[Short problem]
Using the material below, copy every line where "this" appears.

-- BEGIN Listed entries --

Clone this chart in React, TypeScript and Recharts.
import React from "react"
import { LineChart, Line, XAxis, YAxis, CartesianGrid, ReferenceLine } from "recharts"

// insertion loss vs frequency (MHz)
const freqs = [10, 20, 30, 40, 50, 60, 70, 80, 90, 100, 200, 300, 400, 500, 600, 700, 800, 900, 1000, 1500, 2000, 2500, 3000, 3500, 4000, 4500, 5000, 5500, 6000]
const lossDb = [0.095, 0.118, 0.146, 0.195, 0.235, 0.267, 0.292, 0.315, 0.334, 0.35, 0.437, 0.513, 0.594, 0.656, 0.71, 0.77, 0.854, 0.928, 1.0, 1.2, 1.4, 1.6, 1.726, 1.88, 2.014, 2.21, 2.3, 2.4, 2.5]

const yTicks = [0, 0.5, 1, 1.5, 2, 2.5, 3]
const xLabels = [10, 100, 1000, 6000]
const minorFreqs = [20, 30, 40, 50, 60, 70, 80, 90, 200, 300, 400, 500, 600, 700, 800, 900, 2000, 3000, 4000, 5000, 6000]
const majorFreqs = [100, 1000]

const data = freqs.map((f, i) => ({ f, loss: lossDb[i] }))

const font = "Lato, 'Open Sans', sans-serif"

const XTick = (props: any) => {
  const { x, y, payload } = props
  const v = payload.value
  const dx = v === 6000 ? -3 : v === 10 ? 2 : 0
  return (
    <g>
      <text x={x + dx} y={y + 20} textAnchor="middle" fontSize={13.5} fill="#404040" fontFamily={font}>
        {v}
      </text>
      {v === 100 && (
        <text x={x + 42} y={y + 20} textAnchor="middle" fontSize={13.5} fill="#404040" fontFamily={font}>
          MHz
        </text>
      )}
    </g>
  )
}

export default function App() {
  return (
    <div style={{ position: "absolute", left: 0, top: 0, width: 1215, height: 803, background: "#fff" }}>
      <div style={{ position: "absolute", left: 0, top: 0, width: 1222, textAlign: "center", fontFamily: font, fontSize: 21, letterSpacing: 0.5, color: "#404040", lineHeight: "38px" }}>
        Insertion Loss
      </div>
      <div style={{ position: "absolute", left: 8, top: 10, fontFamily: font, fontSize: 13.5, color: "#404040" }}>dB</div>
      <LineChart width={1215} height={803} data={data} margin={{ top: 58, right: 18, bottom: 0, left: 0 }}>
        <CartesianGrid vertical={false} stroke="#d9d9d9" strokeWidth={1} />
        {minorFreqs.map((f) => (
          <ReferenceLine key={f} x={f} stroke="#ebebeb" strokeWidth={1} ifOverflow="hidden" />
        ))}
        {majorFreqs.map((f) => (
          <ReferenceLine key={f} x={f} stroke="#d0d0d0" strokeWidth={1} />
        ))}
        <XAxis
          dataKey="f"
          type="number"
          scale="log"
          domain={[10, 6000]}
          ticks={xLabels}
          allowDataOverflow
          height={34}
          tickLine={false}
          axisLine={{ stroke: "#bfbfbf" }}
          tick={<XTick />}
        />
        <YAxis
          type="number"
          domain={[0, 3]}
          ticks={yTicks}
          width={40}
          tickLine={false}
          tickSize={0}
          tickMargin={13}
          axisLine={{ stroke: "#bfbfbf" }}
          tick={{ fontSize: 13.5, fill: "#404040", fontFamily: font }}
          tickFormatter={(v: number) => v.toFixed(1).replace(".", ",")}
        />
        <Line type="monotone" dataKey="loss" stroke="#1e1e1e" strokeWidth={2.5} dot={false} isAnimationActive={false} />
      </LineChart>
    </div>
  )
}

-- END Listed entries --
-- BEGIN Listed entries --

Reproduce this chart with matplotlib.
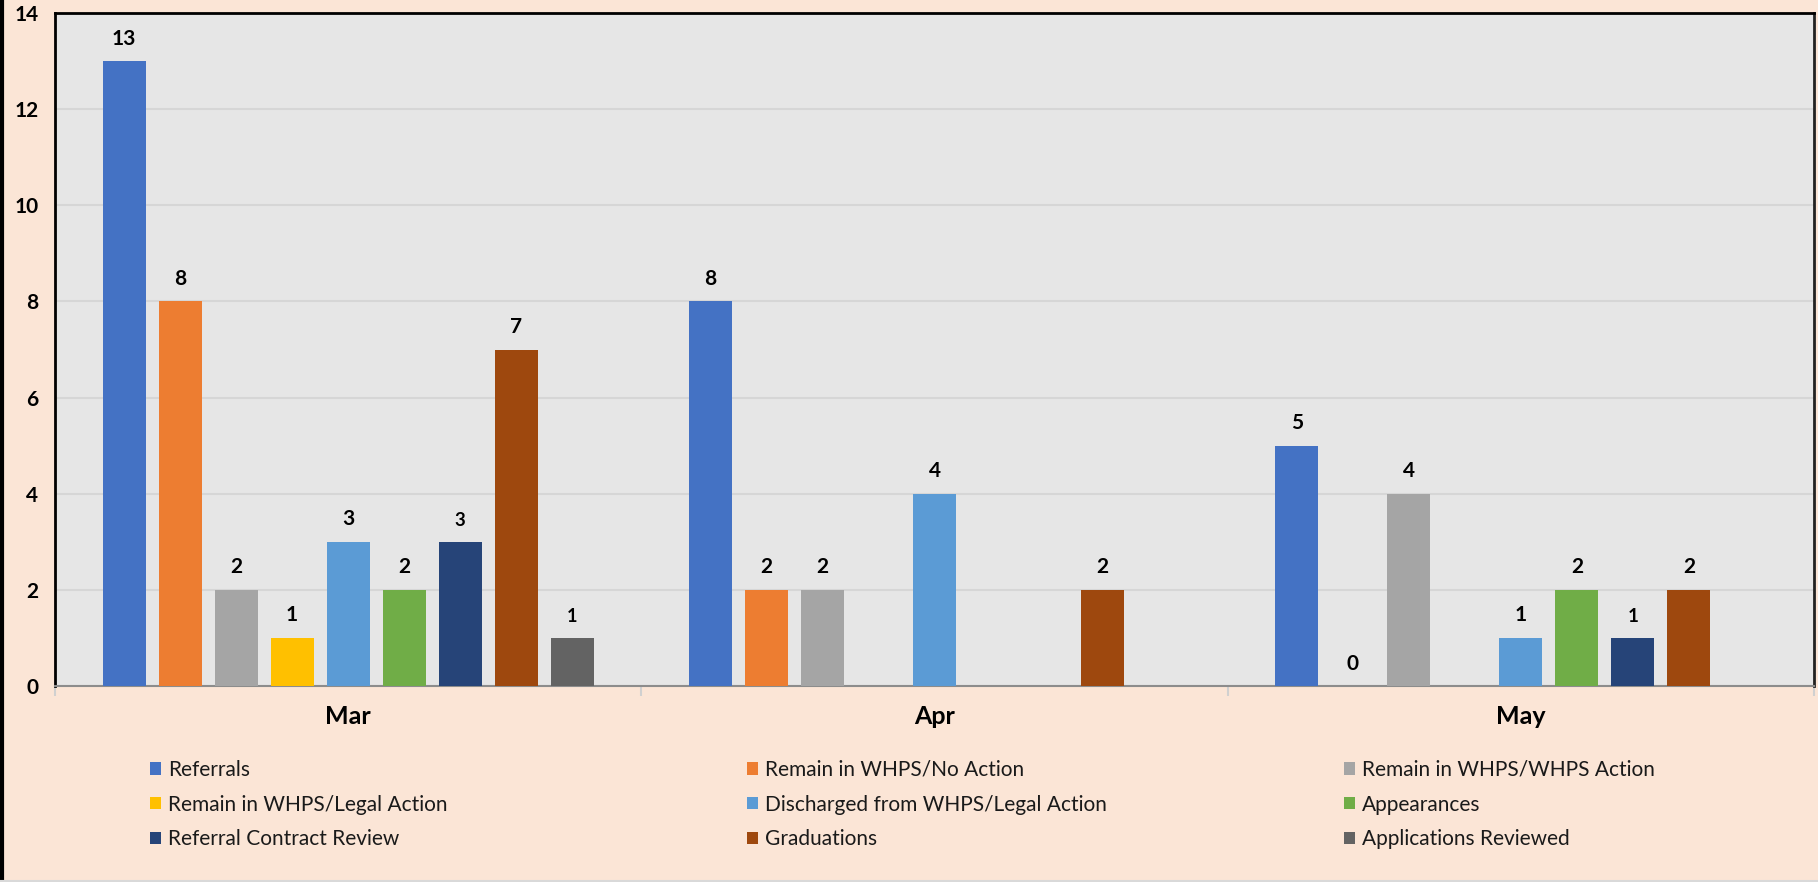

-- END Listed entries --

[Response]
Clone this chart in React, TypeScript and Recharts.
Reproduce this chart with matplotlib.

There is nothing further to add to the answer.